┏━━

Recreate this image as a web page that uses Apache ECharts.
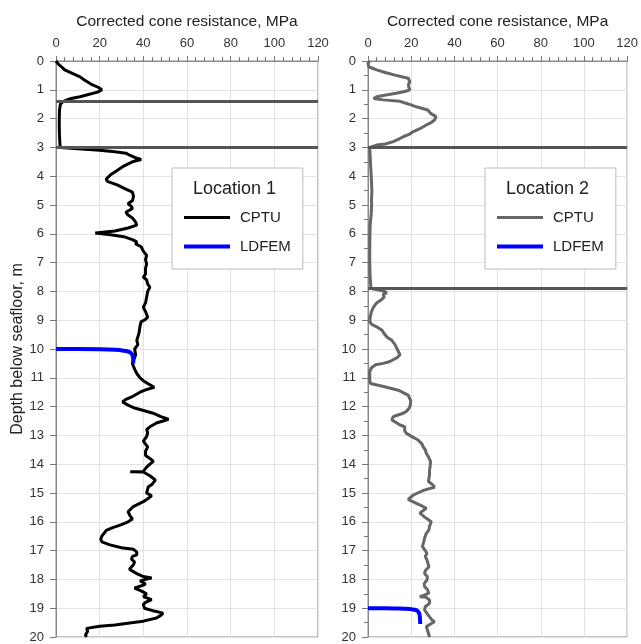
<!DOCTYPE html>
<html>
<head>
<meta charset="utf-8">
<script src="https://cdn.jsdelivr.net/npm/echarts@6/dist/echarts.min.js"></script>
<style>
  html, body { margin: 0; padding: 0; background: #fff; }
  #chart { width: 641px; height: 644px; }
</style>
</head>
<body>
<div id="chart"></div>
<script>
// x-axis ticks (MPa) and depth ticks (m)
const qtTicks = [0, 20, 40, 60, 80, 100, 120]
const depthTicks = [0, 20]

// Location 1 - CPTU profile
const loc1Depth = [0, 0.1, 0.2, 0.31, 0.45, 0.55, 0.66, 0.8, 0.92, 1.0, 1.08, 1.18, 1.24, 1.3, 1.35, 1.42, 1.5, 1.7, 2.0, 2.3, 2.6, 2.9, 3.0,
  3.05, 3.1, 3.15, 3.2, 3.28, 3.35, 3.42, 3.5, 3.65, 3.8, 3.95, 4.1, 4.18, 4.3, 4.45, 4.55, 4.7, 4.85, 4.95, 5.05, 5.12, 5.25, 5.35, 5.45, 5.6, 5.7, 5.8, 5.9, 5.97, 6.0,
  6.03, 6.1, 6.2, 6.28, 6.35, 6.45, 6.6, 6.75, 6.9, 7.05, 7.2, 7.4, 7.5, 7.6, 7.75, 7.85, 8.0, 8.2, 8.4, 8.55, 8.7, 8.9, 9.0, 9.05, 9.2, 9.45, 9.7, 9.85,
  10.0, 10.2, 10.5, 10.7, 10.85, 11.0, 11.1, 11.2, 11.33, 11.42, 11.5, 11.65, 11.75, 11.84, 11.95, 12.05, 12.23, 12.35, 12.44, 12.5, 12.57, 12.7, 12.8, 12.9,
  13.04, 13.2, 13.3, 13.4, 13.55, 13.7, 13.8, 13.9, 14.0, 14.1, 14.25, 14.26, 14.27, 14.4, 14.55, 14.6, 14.7, 14.78, 15.0, 15.1, 15.2, 15.3, 15.47, 15.65, 15.8, 15.9,
  16.0, 16.1, 16.2, 16.3, 16.4, 16.5, 16.6, 16.7, 16.8, 16.9, 16.95, 17.05, 17.15, 17.2, 17.3, 17.4, 17.5, 17.65, 17.8, 17.9, 17.95, 18.0, 18.05, 18.15, 18.2, 18.3,
  18.4, 18.5, 18.6, 18.7, 18.8, 18.87, 19.0, 19.1, 19.17, 19.25, 19.34, 19.45, 19.5, 19.58, 19.63, 19.7, 19.8, 19.86, 19.93, 20.0]
const loc1Qt = [0, 1, 2.5, 4, 8, 11, 13, 16, 19.5, 21, 19, 14, 11, 7, 5, 3, 2, 1.6, 1.5, 1.5, 1.6, 1.8, 2,
  10, 20, 27, 32, 34, 36, 39, 35, 31, 28, 25, 23, 23.5, 28, 32, 35, 35.5, 35, 33, 34.5, 35, 32, 33, 35, 36.5, 37, 33, 27, 18, 17.5,
  25, 31, 35, 37, 36.5, 39, 40, 41.5, 41, 41.5, 41, 41, 40, 41.5, 42, 43, 42, 41.5, 41, 40, 41, 42, 40.5, 39, 38.5, 38, 37, 37.5,
  36, 36.5, 35, 36, 37, 38.5, 40, 42, 45, 41, 38.5, 35, 32, 30.5, 33, 36, 44.5, 48, 51.5, 49, 46, 43, 41.5, 42,
  41.5, 40, 41, 42, 41, 41, 43, 44.6, 43, 41.5, 40, 34, 40, 43, 45.5, 46, 44, 42.3, 41.5, 43.8, 42, 40, 35.4, 33, 34, 35,
  33, 30, 26, 23, 22, 21, 20.5, 21, 24.7, 30, 35.4, 37, 37, 35, 34.6, 36, 35.4, 33.6, 37, 40, 43.8, 41, 38.5, 41, 40, 36,
  39, 41.5, 40, 43.8, 41, 40, 40.5, 45, 49, 48, 46, 40, 35.4, 27, 20, 14, 14.5, 14.8, 13.5, 14]

// Location 1 - LDFEM prediction
const loc1FemDepth = [10.0, 10.0, 10.01, 10.03, 10.06, 10.1, 10.18, 10.3, 10.5]
const loc1FemQt = [0, 10, 20, 27, 31, 33.5, 34.8, 35.3, 35.4]

// Location 2 - CPTU profile
const loc2Depth = [0, 0.08, 0.2, 0.31, 0.4, 0.49, 0.6, 0.72, 0.8, 0.89, 1.0, 1.06, 1.12, 1.2, 1.24, 1.3, 1.35, 1.4, 1.5, 1.59, 1.7, 1.82, 1.93, 2.05, 2.15, 2.22,
  2.35, 2.45, 2.55, 2.63, 2.72, 2.8, 2.88, 2.92, 3.0, 3.3, 3.6, 4.0, 4.5, 4.85, 4.9, 4.95, 5.3, 5.7, 6.0, 6.5, 7.0, 7.5, 7.9,
  7.95, 8.0, 8.05, 8.1, 8.2, 8.3, 8.4, 8.55, 8.7, 8.9, 9.05, 9.15, 9.25, 9.35, 9.5, 9.6, 9.7, 9.85, 10.0, 10.2, 10.3, 10.4, 10.45, 10.5, 10.55, 10.67, 10.8,
  10.96, 11.1, 11.2, 11.3, 11.43, 11.6, 11.8, 11.95, 12.06, 12.15, 12.23, 12.3, 12.35, 12.46, 12.55, 12.64, 12.7, 12.75, 12.85, 12.93, 13.05, 13.16, 13.3, 13.39,
  13.5, 13.62, 13.75, 13.91, 14.05, 14.2, 14.35, 14.5, 14.6, 14.72, 14.8, 14.9, 15.0, 15.07, 15.22, 15.36, 15.45, 15.53, 15.7, 15.88, 16.0, 16.15, 16.28, 16.4,
  16.57, 16.7, 16.86, 17.0, 17.1, 17.2, 17.33, 17.45, 17.56, 17.7, 17.8, 17.9, 18.02, 18.15, 18.25, 18.35, 18.48, 18.55, 18.6, 18.62, 18.72, 18.83, 18.95,
  19.06, 19.15, 19.3, 19.4, 19.47, 19.55, 19.64, 19.75, 19.87, 20.0]
const loc2Qt = [0.8, 0, 0.3, 4, 8, 12.5, 18.6, 19.4, 18.8, 18.8, 19.4, 17, 13, 7, 4, 2.6, 7, 14.8, 19, 22.4, 27.7, 29, 31.5, 30.8, 29, 27,
  24, 21, 19, 16.3, 14, 11.7, 8, 4, 0.8, 1.0, 1.2, 1.5, 1.8, 1.6, 2.3, 1.7, 1.5, 1.0, 0.9, 0.8, 0.8, 1.0, 1.4,
  5, 7.5, 8.7, 7, 7.5, 6, 4, 2.5, 1.6, 1.0, 0.8, 1.8, 4.5, 6.5, 7.8, 9, 11, 12.5, 13.5, 14.8, 13.5, 11, 9.5, 7, 3.4, 1.4, 0.8,
  0.8, 0.8, 1.2, 7.2, 14, 18.6, 19.8, 19.6, 19, 18, 16.3, 13.5, 11.7, 11, 13, 14.8, 17, 17.5, 17, 17.8, 20.5, 23.2, 25, 25.5,
  26.5, 27, 28, 29, 28.8, 28.5, 28.5, 28.2, 28, 30, 30.8, 26, 23, 21, 18.6, 22.4, 25, 27, 24, 27, 29.3, 28.5, 28.2, 27,
  26.2, 25.8, 25.2, 26.5, 27.3, 26.5, 27.3, 27.8, 28.2, 26.5, 26.2, 27.5, 27.3, 26, 26.2, 27.5, 28.2, 26, 24, 27, 28.5, 28.5, 26.5,
  26.2, 27, 28.5, 29.5, 30.8, 29, 27, 27.5, 28, 28.5]

// Location 2 - LDFEM prediction
const loc2FemDepth = [19.0, 19.0, 19.01, 19.02, 19.04, 19.08, 19.18, 19.3, 19.55]
const loc2FemQt = [0, 8, 14, 17.8, 20.5, 22.7, 23.7, 24, 24.2]

// layer boundaries (m)
const loc1Layers = [1.4, 3.0]
const loc2Layers = [3.0, 7.9]

const chart = echarts.init(document.getElementById('chart'))

const pairs = (qt, depth) => qt.map((v, i) => [v, depth[i]])
const font = 'Liberation Sans, Arial, sans-serif'

function xAxisFor(gridIndex) {
  return {
    type: 'value', gridIndex: gridIndex, position: 'top',
    min: qtTicks[0], max: qtTicks[qtTicks.length - 1], interval: 20,
    name: 'Corrected cone resistance, MPa', nameLocation: 'middle', nameGap: 31,
    nameTextStyle: { fontSize: 15.5, color: '#222', fontFamily: font },
    axisLine: { show: true, lineStyle: { color: '#888', width: 1 } },
    axisTick: { show: true, inside: false, length: 5, lineStyle: { color: '#777' } },
    minorTick: { show: true, splitNumber: 5, length: 4, lineStyle: { color: '#777' } },
    axisLabel: { fontSize: 13, color: '#333', fontFamily: font, margin: 11 },
    splitLine: { show: true, lineStyle: { color: '#e2e2e2', width: 1 } }
  }
}

function yAxisFor(gridIndex, withName, withMinor) {
  return {
    type: 'value', gridIndex: gridIndex, inverse: true,
    min: depthTicks[0], max: depthTicks[1], interval: 1,
    name: withName ? 'Depth below seafloor, m' : '', nameLocation: 'middle', nameGap: 30,
    nameTextStyle: { fontSize: 16, color: '#222', fontFamily: font },
    axisLine: { show: true, lineStyle: { color: '#888', width: 1 } },
    axisTick: { show: true, inside: false, length: 6, lineStyle: { color: '#777' } },
    minorTick: { show: withMinor, splitNumber: 2, length: 4, lineStyle: { color: '#777' } },
    axisLabel: { fontSize: 13, color: '#333', fontFamily: font, margin: 12 },
    splitLine: { show: true, lineStyle: { color: '#e2e2e2', width: 1 } }
  }
}

function layerLines(values) {
  return {
    silent: true, symbol: 'none', label: { show: false },
    lineStyle: { color: '#555', width: 3, type: 'solid' },
    data: values.map(v => ({ yAxis: v }))
  }
}

function legendFor(left, cptuColor) {
  return {
    left: left, top: 168, orient: 'vertical', selectedMode: false,
    padding: [42, 12, 15, 10], itemGap: 14, itemWidth: 46, itemHeight: 14,
    backgroundColor: '#fff', borderColor: '#bbb', borderWidth: 1,
    textStyle: { fontSize: 15, color: '#222', fontFamily: font, padding: [0, 0, 0, 5] },
    data: [
      { name: 'CPTU', lineStyle: { width: 3, color: cptuColor }, itemStyle: { opacity: 0 } },
      { name: 'LDFEM', lineStyle: { width: 4, color: '#0000ff' }, itemStyle: { opacity: 0 } }
    ]
  }
}

const option = {
  animation: false,
  backgroundColor: '#fff',
  grid: [
    { left: 56, top: 61, width: 262, height: 576, show: true, borderColor: '#888', borderWidth: 1 },
    { left: 368, top: 61, width: 262, height: 576, show: true, borderColor: '#888', borderWidth: 1 }
  ],
  title: [
    { text: 'Location 1', left: 193, top: 180, padding: 0, textStyle: { fontSize: 18, fontWeight: 'normal', color: '#222', fontFamily: font } },
    { text: 'Location 2', left: 506, top: 180, padding: 0, textStyle: { fontSize: 18, fontWeight: 'normal', color: '#222', fontFamily: font } }
  ],
  legend: [legendFor(172, '#000'), legendFor(485, '#666')],
  xAxis: [xAxisFor(0), xAxisFor(1)],
  yAxis: [yAxisFor(0, true, false), yAxisFor(1, false, true)],
  series: [
    {
      name: 'CPTU', type: 'line', xAxisIndex: 0, yAxisIndex: 0, symbol: 'none',
      lineStyle: { color: '#000', width: 3 }, itemStyle: { color: '#000' },
      data: pairs(loc1Qt, loc1Depth), markLine: layerLines(loc1Layers)
    },
    {
      name: 'LDFEM', type: 'line', xAxisIndex: 0, yAxisIndex: 0, symbol: 'none', smooth: 0.3,
      lineStyle: { color: '#0000ff', width: 4 }, itemStyle: { color: '#0000ff' },
      data: pairs(loc1FemQt, loc1FemDepth), z: 3
    },
    {
      name: 'CPTU', type: 'line', xAxisIndex: 1, yAxisIndex: 1, symbol: 'none',
      lineStyle: { color: '#666', width: 3 }, itemStyle: { color: '#666' },
      data: pairs(loc2Qt, loc2Depth), markLine: layerLines(loc2Layers)
    },
    {
      name: 'LDFEM', type: 'line', xAxisIndex: 1, yAxisIndex: 1, symbol: 'none', smooth: 0.3,
      lineStyle: { color: '#0000ff', width: 4 }, itemStyle: { color: '#0000ff' },
      data: pairs(loc2FemQt, loc2FemDepth), z: 3
    }
  ]
}

chart.setOption(option)
</script>
</body>
</html>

┗━━

§ **Written instruction**
Repeat only the lines from the beginning of the material through the line containing "const depthTicks = [0, 20]", both ends kept, leaving pictures out.

§ **The result**
Recreate this image as a web page that uses Apache ECharts.
<!DOCTYPE html>
<html>
<head>
<meta charset="utf-8">
<script src="https://cdn.jsdelivr.net/npm/echarts@6/dist/echarts.min.js"></script>
<style>
  html, body { margin: 0; padding: 0; background: #fff; }
  #chart { width: 641px; height: 644px; }
</style>
</head>
<body>
<div id="chart"></div>
<script>
// x-axis ticks (MPa) and depth ticks (m)
const qtTicks = [0, 20, 40, 60, 80, 100, 120]
const depthTicks = [0, 20]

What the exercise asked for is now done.